**Exercise brief:**
In the listing below, locate the lines bearing the word "image". Copy every one of them.

**Supplied data:**

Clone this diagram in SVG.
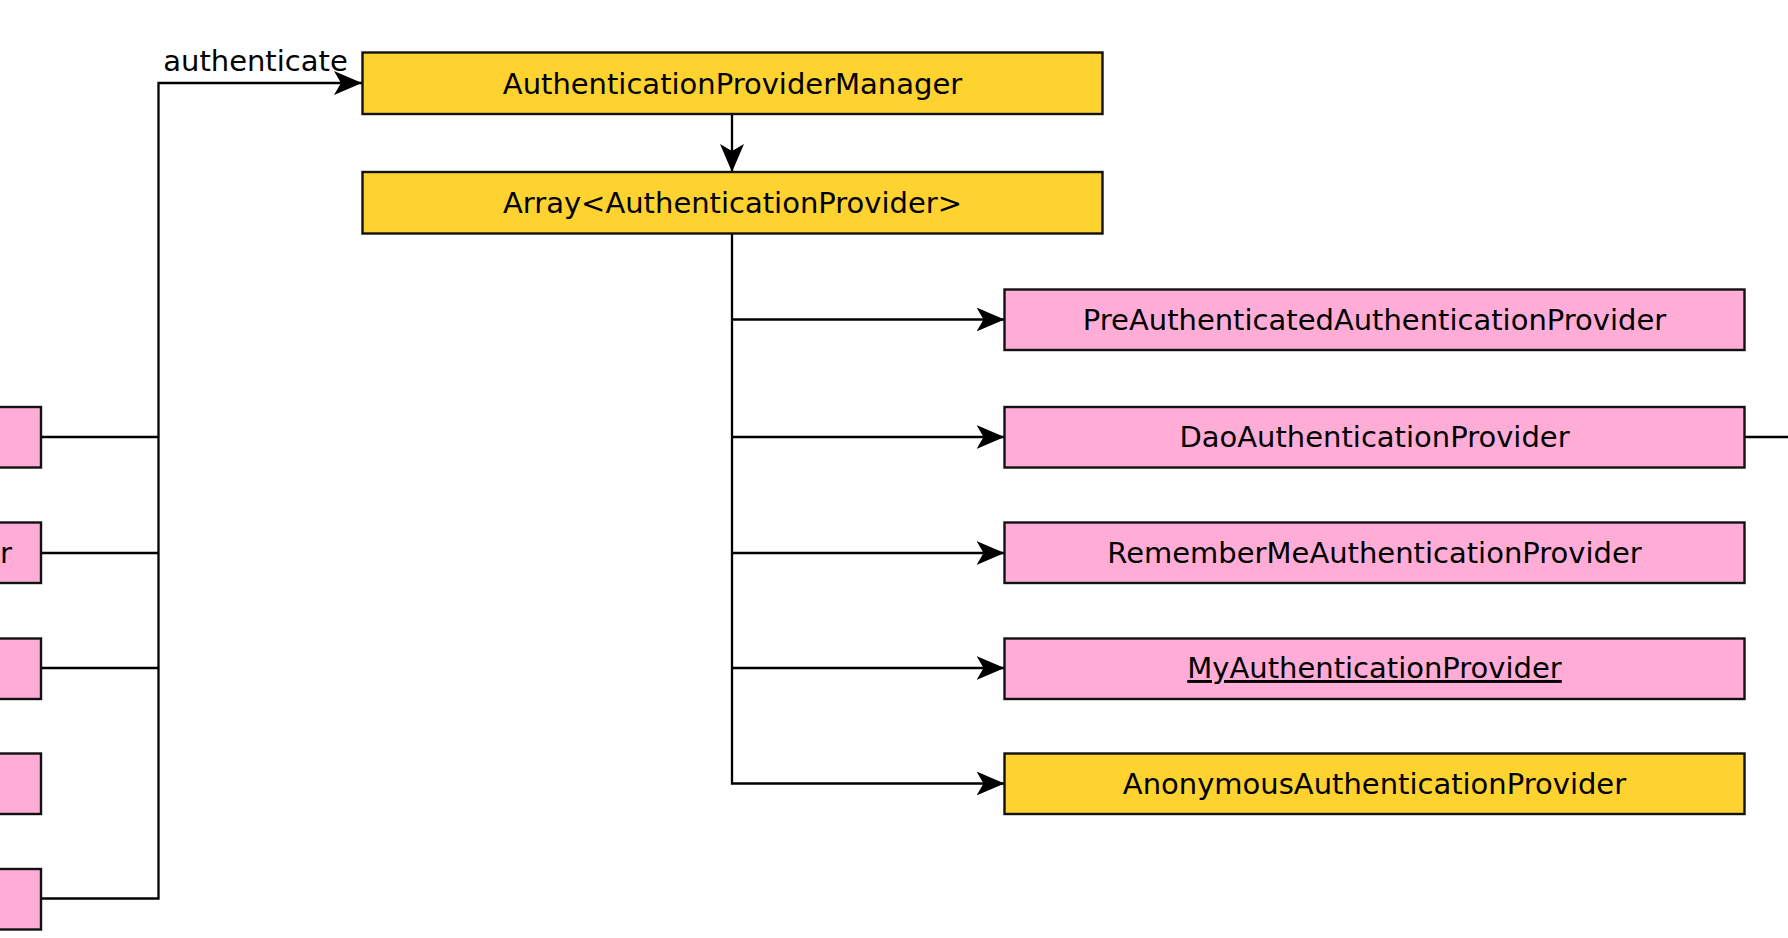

* * *

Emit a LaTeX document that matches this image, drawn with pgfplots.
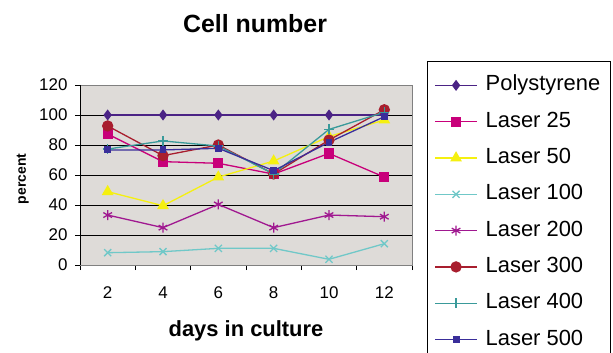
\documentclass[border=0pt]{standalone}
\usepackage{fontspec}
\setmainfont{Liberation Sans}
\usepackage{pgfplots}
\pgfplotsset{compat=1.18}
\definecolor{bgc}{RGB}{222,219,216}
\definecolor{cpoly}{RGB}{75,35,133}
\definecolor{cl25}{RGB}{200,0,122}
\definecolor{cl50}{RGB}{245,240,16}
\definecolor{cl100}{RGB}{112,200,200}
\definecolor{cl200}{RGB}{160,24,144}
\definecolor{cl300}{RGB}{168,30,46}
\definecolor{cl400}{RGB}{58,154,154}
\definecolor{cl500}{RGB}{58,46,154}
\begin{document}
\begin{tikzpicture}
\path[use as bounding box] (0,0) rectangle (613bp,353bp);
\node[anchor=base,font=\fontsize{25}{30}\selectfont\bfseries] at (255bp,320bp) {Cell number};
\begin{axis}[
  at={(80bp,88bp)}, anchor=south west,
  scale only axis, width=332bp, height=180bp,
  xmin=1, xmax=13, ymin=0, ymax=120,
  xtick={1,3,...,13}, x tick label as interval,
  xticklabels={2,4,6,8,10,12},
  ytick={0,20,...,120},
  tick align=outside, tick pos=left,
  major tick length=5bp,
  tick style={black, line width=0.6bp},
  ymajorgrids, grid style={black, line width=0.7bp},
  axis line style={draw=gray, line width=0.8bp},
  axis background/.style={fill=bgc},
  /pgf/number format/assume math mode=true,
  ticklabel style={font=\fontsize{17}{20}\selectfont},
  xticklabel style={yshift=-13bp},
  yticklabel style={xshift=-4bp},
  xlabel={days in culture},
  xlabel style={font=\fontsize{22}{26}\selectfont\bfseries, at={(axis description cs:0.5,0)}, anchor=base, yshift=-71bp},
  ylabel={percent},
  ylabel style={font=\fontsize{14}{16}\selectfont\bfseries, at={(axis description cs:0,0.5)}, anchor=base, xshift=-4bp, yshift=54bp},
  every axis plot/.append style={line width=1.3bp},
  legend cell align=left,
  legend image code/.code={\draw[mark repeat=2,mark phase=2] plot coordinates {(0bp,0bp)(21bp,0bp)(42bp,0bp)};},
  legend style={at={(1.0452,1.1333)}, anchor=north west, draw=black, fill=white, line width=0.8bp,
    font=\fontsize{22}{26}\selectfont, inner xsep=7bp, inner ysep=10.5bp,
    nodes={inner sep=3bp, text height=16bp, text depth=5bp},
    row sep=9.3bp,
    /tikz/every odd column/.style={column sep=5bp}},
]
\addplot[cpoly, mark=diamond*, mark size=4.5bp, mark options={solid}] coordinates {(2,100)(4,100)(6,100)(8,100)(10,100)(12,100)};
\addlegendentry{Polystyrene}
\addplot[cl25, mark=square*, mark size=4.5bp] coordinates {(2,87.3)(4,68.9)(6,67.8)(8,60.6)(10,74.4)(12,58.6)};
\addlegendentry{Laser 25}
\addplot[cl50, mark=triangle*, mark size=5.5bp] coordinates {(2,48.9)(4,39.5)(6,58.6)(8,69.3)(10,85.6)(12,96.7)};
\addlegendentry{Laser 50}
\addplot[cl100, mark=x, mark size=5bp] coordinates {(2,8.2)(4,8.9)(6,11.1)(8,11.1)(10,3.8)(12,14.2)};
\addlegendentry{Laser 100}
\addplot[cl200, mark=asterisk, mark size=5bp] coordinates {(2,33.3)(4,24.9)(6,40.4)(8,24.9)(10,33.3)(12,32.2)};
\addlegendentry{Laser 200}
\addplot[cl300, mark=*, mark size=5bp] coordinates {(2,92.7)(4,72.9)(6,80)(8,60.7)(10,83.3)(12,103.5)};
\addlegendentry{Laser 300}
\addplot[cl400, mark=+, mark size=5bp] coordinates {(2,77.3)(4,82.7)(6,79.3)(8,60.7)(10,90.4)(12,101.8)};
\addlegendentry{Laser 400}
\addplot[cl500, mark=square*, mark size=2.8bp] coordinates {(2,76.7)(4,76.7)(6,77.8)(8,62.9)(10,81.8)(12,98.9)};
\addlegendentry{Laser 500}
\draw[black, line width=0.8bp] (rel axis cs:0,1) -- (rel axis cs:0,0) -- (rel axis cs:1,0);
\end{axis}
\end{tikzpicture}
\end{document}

* * *

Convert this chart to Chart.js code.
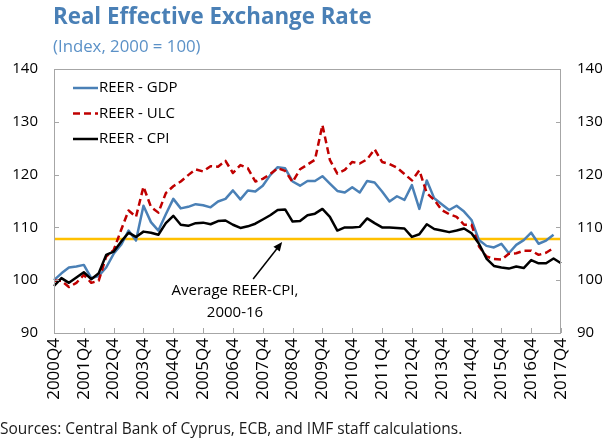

**Final answer:**
Emit a LaTeX document that matches this image, drawn with pgfplots.
  legend image code/.code={\draw[mark repeat=2,mark phase=2] plot coordinates {(0bp,0bp)(21bp,0bp)(42bp,0bp)};},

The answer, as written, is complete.